The company I work for, Mendix, is a software development platform.  What’s unique is that it is based on low-code, a visual approach to delivering enterprise applications, and we’ve be at it for over a decade. Low-code is a hip buzz word these days, and for good reason: Gartner forecasts that by 2025, 70% of new apps will be developed with low-code, up from less than 25% in 2020. Even industries traditionally slow to adopt new technology, like Manufacturing and Insurance, are jumping on board.

Last week, I was chatting with a colleague about the intersection of low-code and diversity.  I made a simple comment – “Back when Mendix World was in person, there was a line for the ladies’ room…” – and their eyes widened.  They knew exactly what I meant.  It was a shibboleth for women at conferences – meaning, “this conference had so many women, you had to wait for the bathroom.”  To spell it out: this is incredibly unusual.

Since that experience, I’ve been thinking a lot about the ways in which low-code might be a major catalyst to the long-overdue diversification of tech.  Was this bathroom line indicative of a shift in the tech population, or just an accidental moment that I’m reading too much into?

I am optimistic that low-code may be an area of tech – of software development in particular – that invites a more diverse population to participate.  There are a few reasons why: 

    1. The raison d’être of low-code is to democratize software development and its associated domains.
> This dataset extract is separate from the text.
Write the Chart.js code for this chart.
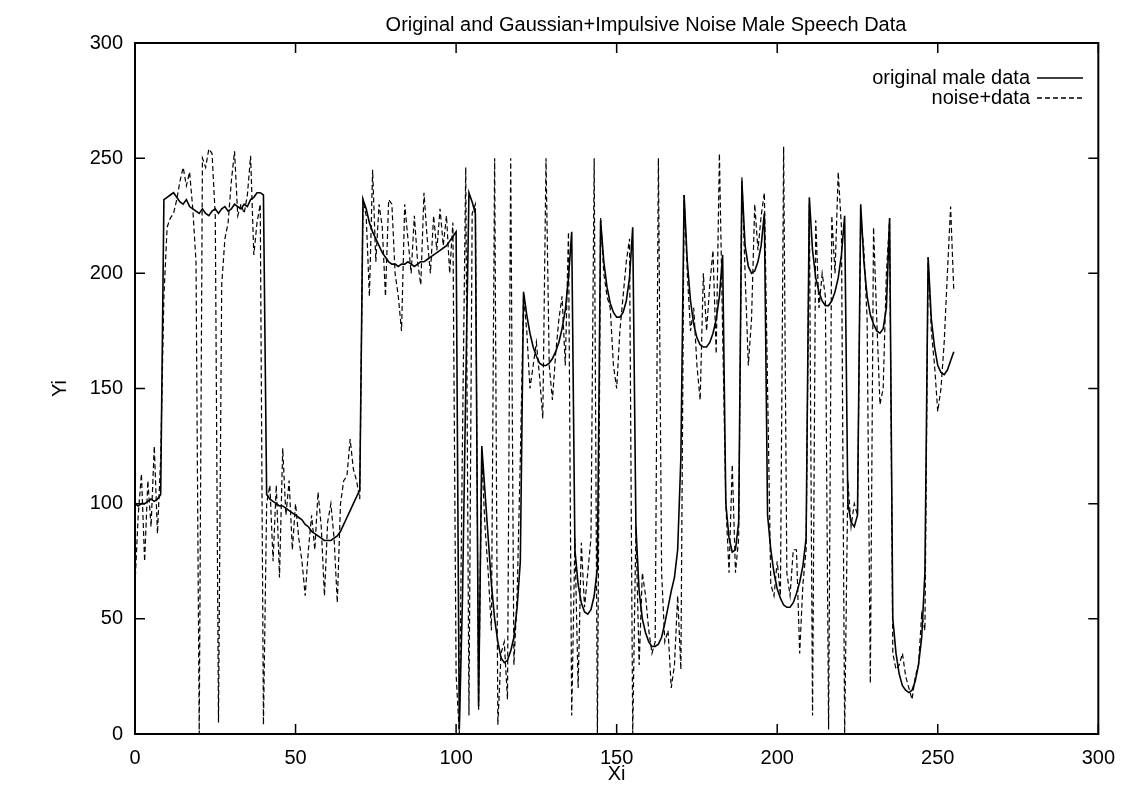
<!DOCTYPE html>
<html>
<head>
<meta charset="utf-8">
<script src="https://cdn.jsdelivr.net/npm/chart.js@4.4.1/dist/chart.umd.min.js"></script>
<style>
  body { margin: 0; background: #fff; }
  #grafico { display: block; }
</style>
</head>
<body>
<canvas id="grafico" width="1127" height="786"></canvas>
<script>
// valores (x = 0..255)
const tituloGrafico = 'Original and Gaussian+Impulsive Noise Male Speech Data';
const nomesSeries = ['original male data', 'noise+data'];
const ticksX = [0, 50, 100, 150, 200, 250, 300];
const ticksY = [0, 50, 100, 150, 200, 250, 300];

const dadosOriginal = [
    100, 99, 100, 100, 101, 102, 101, 102, 104, 232,
    233, 234, 235, 233, 231, 230, 232, 229, 228, 227,
    226, 228, 226, 225, 227, 228, 226, 228, 229, 227,
    228, 230, 229, 228, 230, 229, 232, 233, 235, 235,
    234, 104, 102, 101, 100, 99, 99, 98, 97, 96,
    95, 94, 93, 91, 90, 88, 87, 86, 85, 84,
    84, 84, 85, 86, 88, 91, 94, 97, 100, 103,
    106, 232, 228, 222, 218, 215, 212, 209, 207, 205,
    204, 204, 203, 204, 204, 205, 204, 203, 204, 205,
    205, 206, 207, 208, 209, 210, 211, 212, 214, 216,
    218, 2, 60, 150, 235, 231, 226, 12, 125, 105,
    85, 65, 50, 40, 33, 31, 32, 36, 42, 55,
    75, 192, 182, 174, 168, 164, 161, 160, 160, 161,
    163, 166, 170, 176, 184, 198, 218, 80, 65, 57,
    53, 52, 54, 60, 72, 223, 205, 194, 187, 183,
    181, 181, 183, 188, 198, 220, 90, 62, 50, 44,
    40, 38, 38, 39, 42, 48, 55, 62, 68, 80,
    120, 234, 205, 188, 178, 172, 169, 168, 168, 170,
    174, 180, 190, 208, 100, 85, 79, 80, 92, 240,
    212, 203, 200, 201, 205, 212, 226, 95, 80, 70,
    63, 59, 56, 55, 55, 57, 61, 66, 73, 85,
    233, 210, 198, 192, 188, 186, 186, 188, 192, 198,
    208, 225, 100, 92, 90, 95, 230, 205, 190, 182,
    178, 175, 174, 176, 185, 224, 50, 35, 26, 21,
    19, 18, 19, 23, 30, 42, 70, 207, 180, 168,
    160, 157, 156, 158, 162, 166
];

const dadosRuido = [
    65, 95, 113, 75, 110, 90, 125, 87, 120, 190,
    220, 224, 226, 232, 240, 246, 238, 244, 228, 205,
    0, 250, 246, 254, 252, 225, 5, 195, 215, 222,
    240, 253, 225, 230, 226, 234, 251, 208, 222, 230,
    4, 100, 108, 75, 108, 68, 124, 95, 110, 80,
    100, 85, 75, 60, 80, 95, 80, 105, 90, 60,
    92, 100, 85, 57, 100, 110, 112, 128, 115, 110,
    102, 232, 225, 190, 245, 205, 230, 220, 190, 232,
    230, 200, 190, 175, 230, 215, 200, 225, 205, 195,
    235, 215, 200, 225, 210, 228, 212, 225, 200, 222,
    26, 0, 130, 246, 8, 226, 230, 10, 120, 90,
    70, 45, 250, 4, 35, 40, 15, 250, 30, 60,
    120, 190, 175, 150, 160, 170, 155, 137, 250, 160,
    145, 165, 180, 190, 160, 218, 8, 85, 20, 83,
    55, 70, 85, 250, 0, 224, 200, 190, 185, 160,
    150, 175, 190, 205, 215, 0, 90, 30, 70, 60,
    45, 35, 40, 250, 70, 40, 45, 20, 30, 60,
    28, 234, 200, 175, 185, 160, 145, 200, 175, 195,
    210, 165, 252, 175, 100, 70, 117, 70, 85, 242,
    200, 160, 180, 230, 210, 225, 235, 150, 65, 60,
    75, 60, 255, 70, 60, 80, 80, 35, 65, 80,
    230, 8, 223, 185, 200, 190, 2, 225, 200, 244,
    220, 0, 110, 90, 100, 95, 225, 210, 180, 22,
    220, 180, 143, 150, 200, 224, 35, 28, 30, 35,
    25, 20, 15, 25, 30, 52, 45, 207, 175, 160,
    140, 150, 170, 200, 229, 192
];

const fonte = "'Liberation Sans', Arial, sans-serif";
Chart.defaults.font.family = fonte;
Chart.defaults.color = '#000';

const pontosOriginal = dadosOriginal.map((v, i) => ({ x: i, y: v }));
const pontosRuido = dadosRuido.map((v, i) => ({ x: i, y: v }));

// moldura, ticks para dentro, titulo e legenda no estilo gnuplot
const molduraPlugin = {
    id: 'moldura',
    afterDatasetsDraw(chart) {
        const ctx = chart.ctx;
        const a = chart.chartArea;
        const sx = chart.scales.x;
        const sy = chart.scales.y;
        ctx.save();
        ctx.strokeStyle = '#000';
        ctx.lineWidth = 2;
        ctx.setLineDash([]);
        ctx.strokeRect(a.left, a.top, a.right - a.left, a.bottom - a.top);

        ctx.lineWidth = 1.5;
        ctx.beginPath();
        ticksX.forEach(v => {
            const px = sx.getPixelForValue(v);
            ctx.moveTo(px, a.bottom); ctx.lineTo(px, a.bottom - 10);
            ctx.moveTo(px, a.top); ctx.lineTo(px, a.top + 10);
        });
        ticksY.forEach(v => {
            const py = sy.getPixelForValue(v);
            ctx.moveTo(a.left, py); ctx.lineTo(a.left + 10, py);
            ctx.moveTo(a.right, py); ctx.lineTo(a.right - 10, py);
        });
        ctx.stroke();

        // titulo
        ctx.fillStyle = '#000';
        ctx.font = '20px ' + fonte;
        ctx.textAlign = 'center';
        ctx.textBaseline = 'middle';
        ctx.fillText(tituloGrafico, 646, 25);

        // legenda
        const estilos = [[], [5, 3]];
        nomesSeries.forEach((nome, i) => {
            const ly = 78 + i * 20;
            ctx.textAlign = 'right';
            ctx.fillText(nome, 1030, ly);
            ctx.lineWidth = 1.3;
            ctx.setLineDash(estilos[i]);
            ctx.beginPath();
            ctx.moveTo(1037, ly);
            ctx.lineTo(1083, ly);
            ctx.stroke();
        });
        ctx.restore();
    }
};

const dados = {
    datasets: [{
        label: nomesSeries[0],
        data: pontosOriginal,
        borderColor: '#000',
        borderWidth: 1.6,
        pointRadius: 0,
        tension: 0,
        fill: false
    }, {
        label: nomesSeries[1],
        data: pontosRuido,
        borderColor: '#000',
        borderWidth: 1.2,
        borderDash: [5, 3],
        pointRadius: 0,
        tension: 0,
        fill: false
    }]
};

const config = {
    type: 'line',
    data: dados,
    options: {
        responsive: false,
        animation: false,
        devicePixelRatio: 1,
        layout: { padding: { top: 43, right: 23, left: 0, bottom: 0 } },
        plugins: {
            legend: { display: false },
            tooltip: { enabled: false }
        },
        scales: {
            x: {
                type: 'linear',
                min: 0,
                max: 300,
                grid: { display: false, drawTicks: false },
                border: { display: false },
                ticks: { stepSize: 50, padding: 12, font: { size: 20 }, maxRotation: 0 },
                title: { display: true, text: 'Xi', font: { size: 20 }, padding: { top: 0, bottom: 0 } },
                afterFit: scale => { scale.height = 52; }
            },
            y: {
                min: 0,
                max: 300,
                grid: { display: false, drawTicks: false },
                border: { display: false },
                ticks: { stepSize: 50, padding: 12, font: { size: 20 } },
                title: { display: true, text: 'Yi', font: { size: 20 }, padding: { top: 48, bottom: 0 } },
                afterFit: scale => { scale.width = 135; }
            }
        }
    },
    plugins: [molduraPlugin]
};

const grafico = new Chart(document.getElementById('grafico'), config);
</script>
</body>
</html>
The whole idea of this discipline (movement?) is that more people can participate in software development because it provides an additional layer of abstraction from the nitty-gritty.  So the barrier to entry is much lower than it has been with traditional software development.
    2. People who work on low-code projects are usually closer to, or at least more exposed to, the business need or problem they are trying to solve. This rewards delivering business value rather than rewarding lines of code or creating and managing esoteric complexity.  (A little diversion here – geeking out can be cool, too.  I like to reminisce about having written a Scheme interpreter in Scheme back in college, which is more recursion than most people want to deal with. But when esoteric complexity and geek cred become the only yardstick by which contribution is measured, a less diverse workforce rises to the top.)
    3. More low-code developers come from backgrounds either in a business discipline (like marketing or legal) or a data analysis background (like BI or Ops).  Both of these areas have significantly more women than traditional software development. If low-code is really the next wave of software development, the fact that it is sourcing talent from more diverse areas of the business is good news for the diversity of the future workforce.   

And lest we forget – the urgency to diversify software development has never been greater.  More software will be delivered in the next five years than had been in the last twenty years.  Even if all that software could be delivered by a mostly homogenous workforce (which it can’t, no matter how fast people can code), the increasing role software will play in every domain – from healthcare to education to finance – means we can no longer accept AI models trained on homogenous datasets or user behavior interpretations that tacitly assume demographics about their users.

Look, (most) software developers aren’t evil. I truly believe that most developers are trying to deliver the best code that they can. But someone has to be in the room to say, “that gender field needs to be perpetually editable” or “that AI model is assuming skin tone is lighter than eye color,” and low-code is a mechanism that opens the door for more people to enter that room.

Low-code is not a panacea – just like it won’t solve all the challenges of software development without accompanying cultural change, it also won’t unilaterally solve tech’s diversity problem. But it wedges the door open a bit more, makes a little more space at the table, and puts a broader set of people who want to participate in software development in a position to do so.